お客さんごとの小エピソード同士をベートーベンの軽快なピアノソナタで繋いでいくリズム感も上手い。
隙間に小さな笑いを挟んだり、会話シーンでカメラを切り返したりカットを飛ばしたり。
小さい展開と展開を繋ぐテンポの良さに特に秀でている作品です。
エロチックな描写が軽い感覚で沢山出てくる気楽さもすてき。一時期ブームになった『アメリ』のように、変わったものを許す心があるのなら誰もが楽しめる作品と思います。ソフト化はVHSかLDでしかなされていないようですが…

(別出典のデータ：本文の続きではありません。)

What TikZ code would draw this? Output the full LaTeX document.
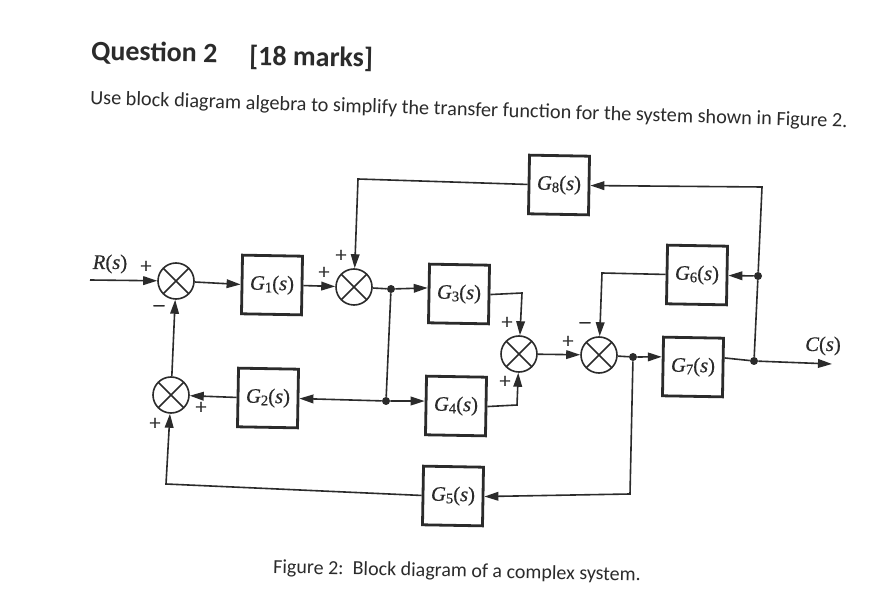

終盤で共産主義者のお祖母さんと会った後に別のところでマルキ・ド・サドの本を読み、そこで「読書する女」の物語が終わってしまうのには「権力にとりこまれてしまったからゲームオーバー」というニュアンスがあったそうです。00年代の感覚が染みついていて、マルクスやレーニンの文献は世界を直接変えるエネルギーを持った「思想」というより、世界を一段と楽しむための「教養」となっている自分はそのことを感じることができませんでした。
ネット声優という趣味が存在する今の時代、Skypeの読書屋さんやustream朗読会なんていうのも楽しいのではないでしょうか。